Claus Reinke wrote:
The thing that always confused me about OpenAL (www.openal.org) is the following part of the spec: [...]
The basic ideas behind OpenAL are quite easy and centered around 3 concepts: * Buffers containing (normally mono) audio data, which can be shared by sources (see below). This is where you put e.g. your WAV data. * Sources generating (perhaps directed) sound at a point in 3D space for the queues of buffers attached to them. These correspond to sound emitting entities in your virtual 3D world, e.g. enemies shooting at you. :-) * A single listener (= you) positioned at a point in 3D space. OpenAL renders the sound to your audio device (stereo headphones, 5.1 speakers, etc.) via a lower device layer (ALSA, DirectSound, etc.). It doesn't handle MIDI, but there are e.g. extensions for microphone input. The "spirit" of OpenAL is very much like OpenGL, and both fit quite nicely together, although you can use each of these libraries on their own.
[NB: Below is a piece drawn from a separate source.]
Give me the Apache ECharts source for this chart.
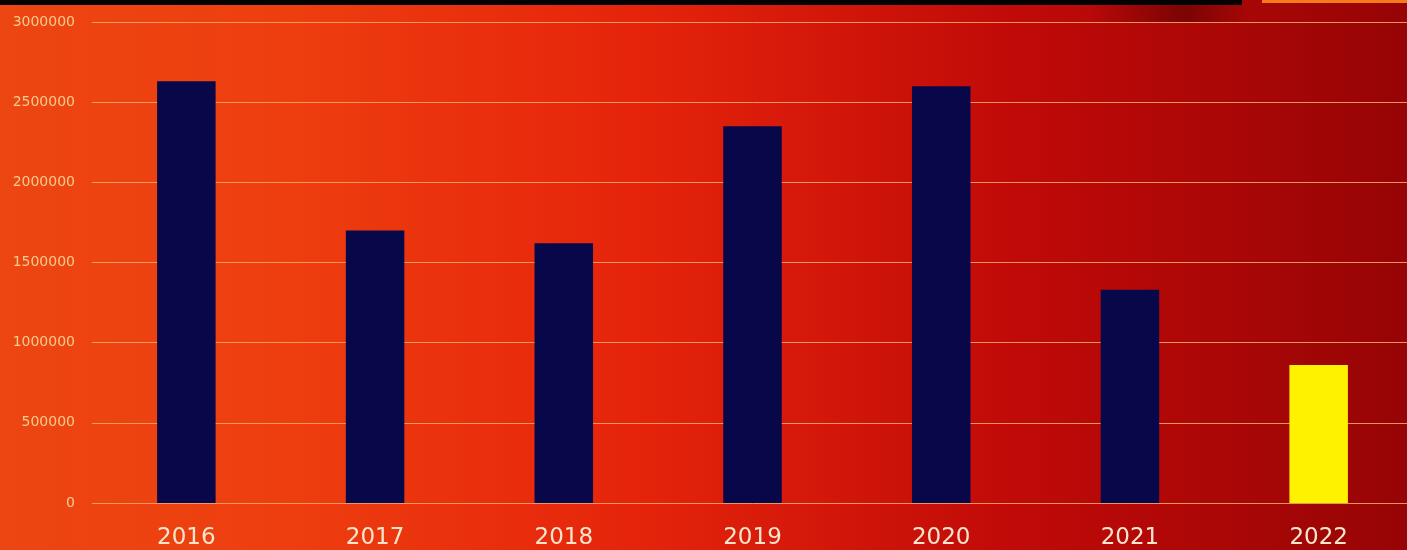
<!DOCTYPE html>
<html>
<head>
<meta charset="utf-8">
<style>
  html, body { margin: 0; padding: 0; background: #c01008; overflow: hidden; }
  #chart { width: 1413px; height: 550px; }
</style>
<script src="https://cdn.jsdelivr.net/npm/echarts@6/dist/echarts.min.js"></script>
</head>
<body>
<div id="chart"></div>
<script>
// Yearly totals
const years = ['2016', '2017', '2018', '2019', '2020', '2021', '2022'];
const totals = [2630000, 1700000, 1620000, 2350000, 2600000, 1330000, 860000];
const yTicks = { min: 0, max: 3000000, interval: 500000 };

const navy = '#07074a';
const highlight = '#fff200';
const lastIndex = years.length - 1;

const chart = echarts.init(document.getElementById('chart'), null, { renderer: 'canvas' });

chart.setOption({
  animation: false,
  backgroundColor: {
    type: 'linear', x: 0, y: 0, x2: 1, y2: 0,
    colorStops: [
      { offset: 0, color: '#ec4612' },
      { offset: 0.2, color: '#ee3e0f' },
      { offset: 0.45, color: '#e5240b' },
      { offset: 0.72, color: '#c00a08' },
      { offset: 1, color: '#960405' }
    ]
  },
  graphic: [
    // dark band along the top edge
    {
      type: 'rect', left: 0, top: 0, z: 10,
      shape: { width: 1242, height: 5 },
      style: { fill: '#050202' }
    },
    {
      type: 'rect', left: 1090, top: 0, z: 9,
      shape: { width: 160, height: 22 },
      style: {
        fill: {
          type: 'linear', x: 0, y: 0, x2: 1, y2: 0,
          colorStops: [
            { offset: 0, color: 'rgba(60,0,0,0)' },
            { offset: 0.6, color: 'rgba(60,0,0,0.45)' },
            { offset: 1, color: 'rgba(60,0,0,0)' }
          ]
        }
      }
    },
    {
      type: 'rect', left: 1262, top: 0, z: 10,
      shape: { width: 151, height: 3 },
      style: { fill: '#f57a1a' }
    }
  ],
  grid: { left: 92, right: 0, top: 22, bottom: 45, containLabel: false },
  xAxis: {
    type: 'category',
    data: years,
    axisLine: { show: false },
    axisTick: { show: false },
    axisLabel: {
      color: '#f6e6cc',
      fontFamily: 'DejaVu Sans',
      fontSize: 23,
      margin: 24
    }
  },
  yAxis: {
    type: 'value',
    min: yTicks.min,
    max: yTicks.max,
    interval: yTicks.interval,
    axisLine: { show: false },
    axisTick: { show: false },
    axisLabel: {
      color: '#f7cc8c',
      fontFamily: 'DejaVu Sans',
      fontSize: 14,
      margin: 17,
      formatter: (v) => String(v)
    },
    splitLine: { lineStyle: { color: '#f2a466', width: 1, opacity: 0.9 } }
  },
  series: [{
    type: 'bar',
    data: totals.map((v, i) => ({
      value: v,
      itemStyle: { color: i === lastIndex ? highlight : navy }
    })),
    barWidth: '31%'
  }]
});
</script>
</body>
</html>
It works on all major platforms (WinDoze, Linux, MacOS X, ...) and is an "industrial-strength" library, meaning that even people who make their living from programming use it, see e.g. Unreal Tournament 2004 and quite a few other commercial games. A few months ago I started an OpenAL binding for Haskell, see the fptools repository at fptools/libraries/OpenAL. The basic functionality is there, but the binding is not complete yet. The main reason for the latter is that I couldn't get my 4.1 speakers working under my previous SuSE Linux, but I've just upgraded, so hopefully things have improved and the binding can be finished. Apart from that, having a binding for SDL would be nice, too, and somebody is already working on it, IIRC. Cheers, S.